Maar daar is iets heel, heel heerlijks bij: hoe meer je ontdekt, hoe sneller het ontdekken gaat. Dat is ook een wetmatigheid. Alleen waar je vastzit, ik bedoel wat je belemmert om dat snelle ontdekken eigenlijk nog sneller en nog sneller en nog sneller te laten gaan, dat is dat je geen energie hebt, onvoldoende, daarvoor. Dus dan moet je weer aan je energie werken. En zo is het een heerlijk iets. Je merkt gewoon waar tekort aan is, en dan ga je daar aan werken. En als je daar aan gewerkt hebt, dan merk je, ah, nou kan ik weer. En dan gaat dat weer voor. Het is net als de ademhaling. En net als geboren worden en sterven. Dat is net zo. Hoe dieper je er induikt, hoe meer je merkt dat die maatstrepen die wij zetten tussen geboren worden en sterven, heel fictief zijn. Dat is één geheel. En het gaat altijd door. 

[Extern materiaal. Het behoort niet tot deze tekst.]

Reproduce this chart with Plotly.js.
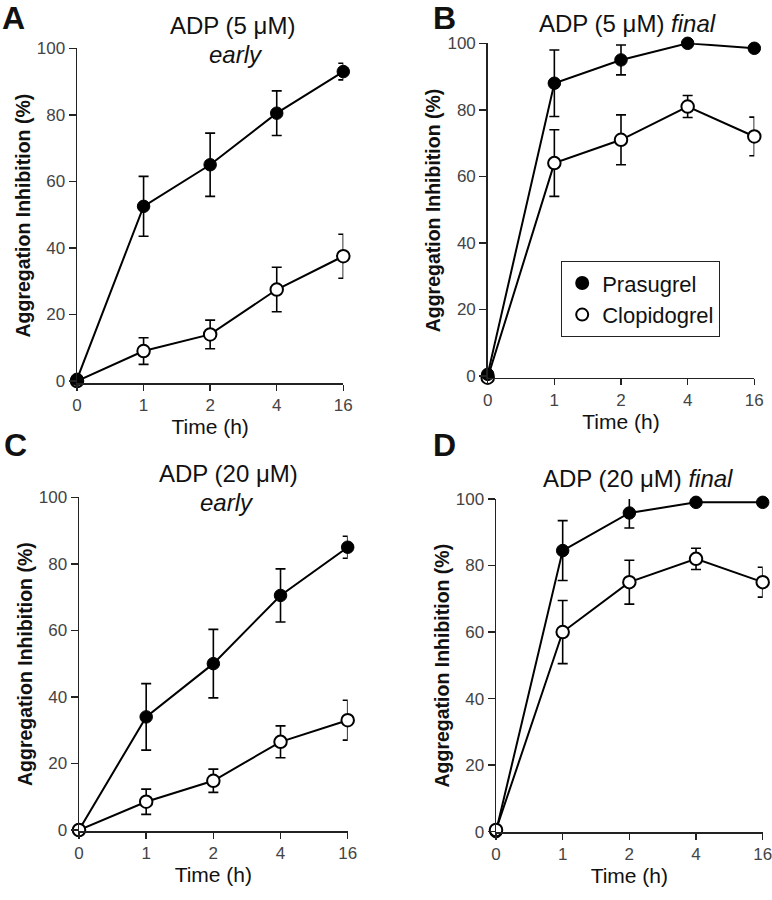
<!DOCTYPE html>
<html>
<head>
<meta charset="utf-8">
<script src="https://cdn.plot.ly/plotly-3.0.1.min.js"></script>
<style>html,body{margin:0;padding:0;background:#fff;}#chart{width:772px;height:900px;}</style>
</head>
<body>
<div id="chart"></div>
<script>
// ---- data ----
const timeLabels = ['0', '1', '2', '4', '16'];
const yTicks = [0, 20, 40, 60, 80, 100];
const seriesNames = ['Prasugrel', 'Clopidogrel'];

// Panel A: ADP (5 uM) early
const prasA = [0.5, 52.5, 65, 80.5, 93];
const prasAErr = [0, 9, 9.5, 6.7, 2.5];
const clopA = [0, 9, 14, 27.5, 37.5];
const clopAErr = [0, 4, 4.3, 6.7, 6.6];

// Panel B: ADP (5 uM) final
const prasB = [0.5, 88, 95, 100, 98.5];
const prasBErr = [0, 10, 4.5, 0, 0];
const clopB = [-0.5, 64, 71, 81, 72];
const clopBErr = [0, 10, 7.5, 3.3, 5.8];

// Panel C: ADP (20 uM) early
const prasC = [0, 34, 50, 70.5, 85];
const prasCErr = [0, 10, 10.3, 8, 3.3];
const clopC = [0, 8.5, 14.8, 26.5, 33];
const clopCErr = [0, 3.8, 3.5, 4.8, 6];

// Panel D: ADP (20 uM) final
const prasD = [0, 84.5, 95.8, 99, 99];
const prasDErr = [0, 9, 4.5, 0, 0];
const clopD = [0.5, 60, 75, 82, 75];
const clopDErr = [0, 9.5, 6.6, 3.2, 4.5];

// ---- styling helpers ----
const FONT = 'Arial, "Liberation Sans", Helvetica, sans-serif';
const W = 772, H = 900;
const px = v => v / W;
const py = v => 1 - v / H;

// line-only trace (no legend) + marker/error trace (legend shows marker only)
function series(y, err, xa, ya, filled, idx, showleg) {
  const lineTr = {
    x: timeLabels, y: y, xaxis: xa, yaxis: ya,
    type: 'scatter', mode: 'lines', showlegend: false, hoverinfo: 'skip',
    line: {color: '#000', width: 2}, cliponaxis: false
  };
  const markTr = {
    x: timeLabels, y: y, xaxis: xa, yaxis: ya,
    type: 'scatter', mode: 'markers', name: seriesNames[idx],
    showlegend: showleg, legendrank: idx + 1,
    marker: filled
      ? {size: 12.5, color: '#000', line: {color: '#000', width: 1}}
      : {size: 12.5, color: '#fff', line: {color: '#000', width: 2}},
    error_y: {type: 'data', array: err, visible: true, color: '#000', thickness: 1.6, width: 5},
    cliponaxis: false
  };
  return [lineTr, markTr];
}

const data = [].concat(
  series(clopA, clopAErr, 'x', 'y', false, 1, false),
  series(prasA, prasAErr, 'x', 'y', true, 0, false),
  series(clopB, clopBErr, 'x2', 'y2', false, 1, true),
  series(prasB, prasBErr, 'x2', 'y2', true, 0, true),
  series(prasC, prasCErr, 'x3', 'y3', true, 0, false),
  series(clopC, clopCErr, 'x3', 'y3', false, 1, false),
  series(prasD, prasDErr, 'x4', 'y4', true, 0, false),
  series(clopD, clopDErr, 'x4', 'y4', false, 1, false)
);

function xAxis(domain, anchor) {
  return {
    domain: domain, anchor: anchor, type: 'category', categoryarray: timeLabels,
    range: [0, 4], showline: true, linecolor: '#222', linewidth: 1.5,
    ticks: 'outside', ticklen: 6, tickwidth: 1.5, tickcolor: '#222',
    showgrid: false, zeroline: false,
    tickfont: {family: FONT, size: 17, color: '#444'},
    title: {text: 'Time (h)', font: {family: FONT, size: 21, color: '#111'}, standoff: 0}
  };
}
function yAxis(domain, anchor, lo) {
  return {
    domain: domain, anchor: anchor, range: [lo, 100],
    tickmode: 'array', tickvals: yTicks, ticktext: yTicks.map(String),
    showline: true, linecolor: '#222', linewidth: 1.5,
    ticks: 'outside', ticklen: 7, tickwidth: 1.5, tickcolor: '#222',
    showgrid: false, zeroline: false,
    tickfont: {family: FONT, size: 17, color: '#444'},
    title: {text: '<b>Aggregation Inhibition (%)</b>', font: {family: FONT, size: 19.5, color: '#111'}, standoff: 1}
  };
}

const annFont = (s, extra) => Object.assign({family: FONT, size: s, color: '#111'}, extra || {});
function ann(text, x, y, size) {
  return {text: text, x: px(x), y: py(y), xref: 'paper', yref: 'paper',
          xanchor: 'center', yanchor: 'middle', showarrow: false, font: annFont(size)};
}

const layout = {
  width: W, height: H,
  margin: {l: 0, r: 0, t: 0, b: 0},
  paper_bgcolor: '#fff', plot_bgcolor: 'rgba(0,0,0,0)',
  font: {family: FONT, color: '#111'},
  showlegend: true,
  legend: {
    x: px(561), y: py(261), xanchor: 'left', yanchor: 'top',
    bordercolor: '#222', borderwidth: 1.2, bgcolor: '#fff',
    font: {family: FONT, size: 22, color: '#111'},
    tracegroupgap: 0, itemsizing: 'constant'
  },
  xaxis:  xAxis([px(77), px(343.3)], 'y'),
  yaxis:  yAxis([py(383), py(48.3)], 'x', -0.6),
  xaxis2: xAxis([px(487.7), px(754.3)], 'y2'),
  yaxis2: yAxis([py(377.7), py(43.3)], 'x2', -0.5),
  xaxis3: xAxis([px(79), px(347.7)], 'y3'),
  yaxis3: yAxis([py(831), py(497.3)], 'x3', -0.3),
  xaxis4: xAxis([px(496), px(762.7)], 'y4'),
  yaxis4: yAxis([py(832.3), py(499)], 'x4', -0.2),
  annotations: [
    ann('<b>A</b>', 14, 18, 32),
    ann('<b>B</b>', 444, 18, 32),
    ann('<b>C</b>', 15, 445, 32),
    ann('<b>D</b>', 444, 445, 32),
    ann('ADP (5 μM)', 232, 25, 24),
    ann('<i>early</i>', 236, 54, 24),
    ann('ADP (5 μM) <i>final</i>', 627, 23, 24),
    ann('ADP (20 μM)', 228, 473, 24),
    ann('<i>early</i>', 227, 502, 24),
    ann('ADP (20 μM) <i>final</i>', 638, 478, 24)
  ]
};

Plotly.newPlot('chart', data, layout, {staticPlot: true, displayModeBar: false});
</script>
</body>
</html>
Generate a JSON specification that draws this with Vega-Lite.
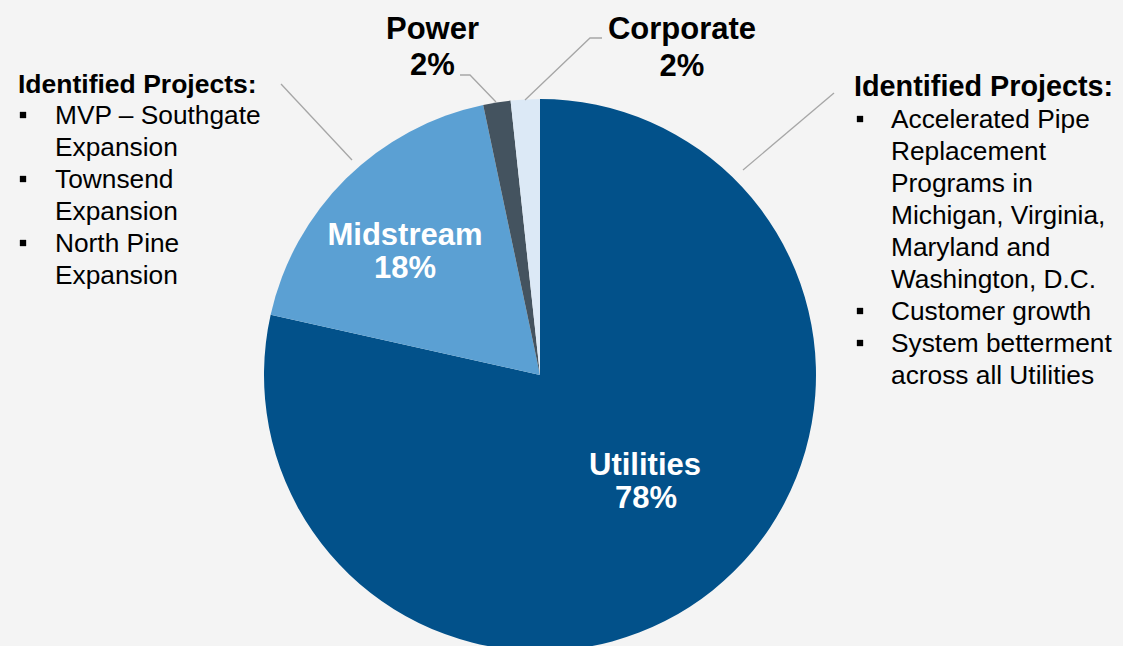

Dus dit hier op aarde zijn is een ongelooflijk geschenk, ongelooflijk. We maken er wel geen gebruik van, maar het is een geweldig geschenk. Het is ongelooflijk dat we zomaar in staat gesteld worden om onszelf helemaal te leren kennen. Dat is zoiets geweldigs…
Als je dat echt tot je door laat dringen, dan vraag je je echt in gemoede af, waar ben ik mee bézig, waarom ben ik ongelukkig, waarom zit ik andere mensen dwars, waarom doe ik dat allemaal. Terwijl ik zoveel gekregen heb…

Het is echt, het wordt heel licht. En je ziet ook, waar je ook begint, of je nou bij tai chi begint of bij dit begint, het één grijpt in het ander, het één heeft het ander nodig, het één vult het ander aan.
Dus aan de gang.

naar boven

Gesprek (fragment)

A.: Voor mij is heel belangrijk dat ik me uit, dat ik er ben zoals ik ben. Het is juist in de zelfhandhaving dat ik dingen allemaal tegenkom. 

– Maarten: Zou dat zelfhandhaving zijn?

– A.: Ja, dat is dan de vraag. Wat bedoel jij met zelfhandhaving, want …

– Maarten: Ja, wat jij nu zegt, A., dat is eigenlijk dat je dingen in jezelf ziet en dat jij ze, door ze uit te drukken, duidelijker krijgt. Dat bedoel je toch?

– A.: Ja. 

– Maarten: Maar dat is geen zelfhandhaving, dat is zelfherkenning. En jij hebt blijkbaar een tijd gehad dat je dat voor jezelf niet mocht. 

– A.: Ja.

– Maarten: Dus nu herken je dingen in jezelf en je vindt dat dat mag. En je drukt ze zelfs uit. En dat is natuurlijk heel erg nodig. Maar dat is geen zelfhandhaving. En het is ook geen zelfverdediging.

– A.: Ik merk inderdaad dat het heel ….

– Maarten: Ja, natuurlijk, ik bedoel die grens is heel flauw, want je zit maar zo in de zelfverdediging. Natuurlijk. Maar het herkennen van jezelf, dat je bewust worden van hoe jij in elkaar zit en wat jij eigenlijk van binnenuit wilt, dat is noodzakelijk.


[1] Epi van de Pol verzorgde de tai chi lessen tijdens Tao-zen meerdaagse sessies.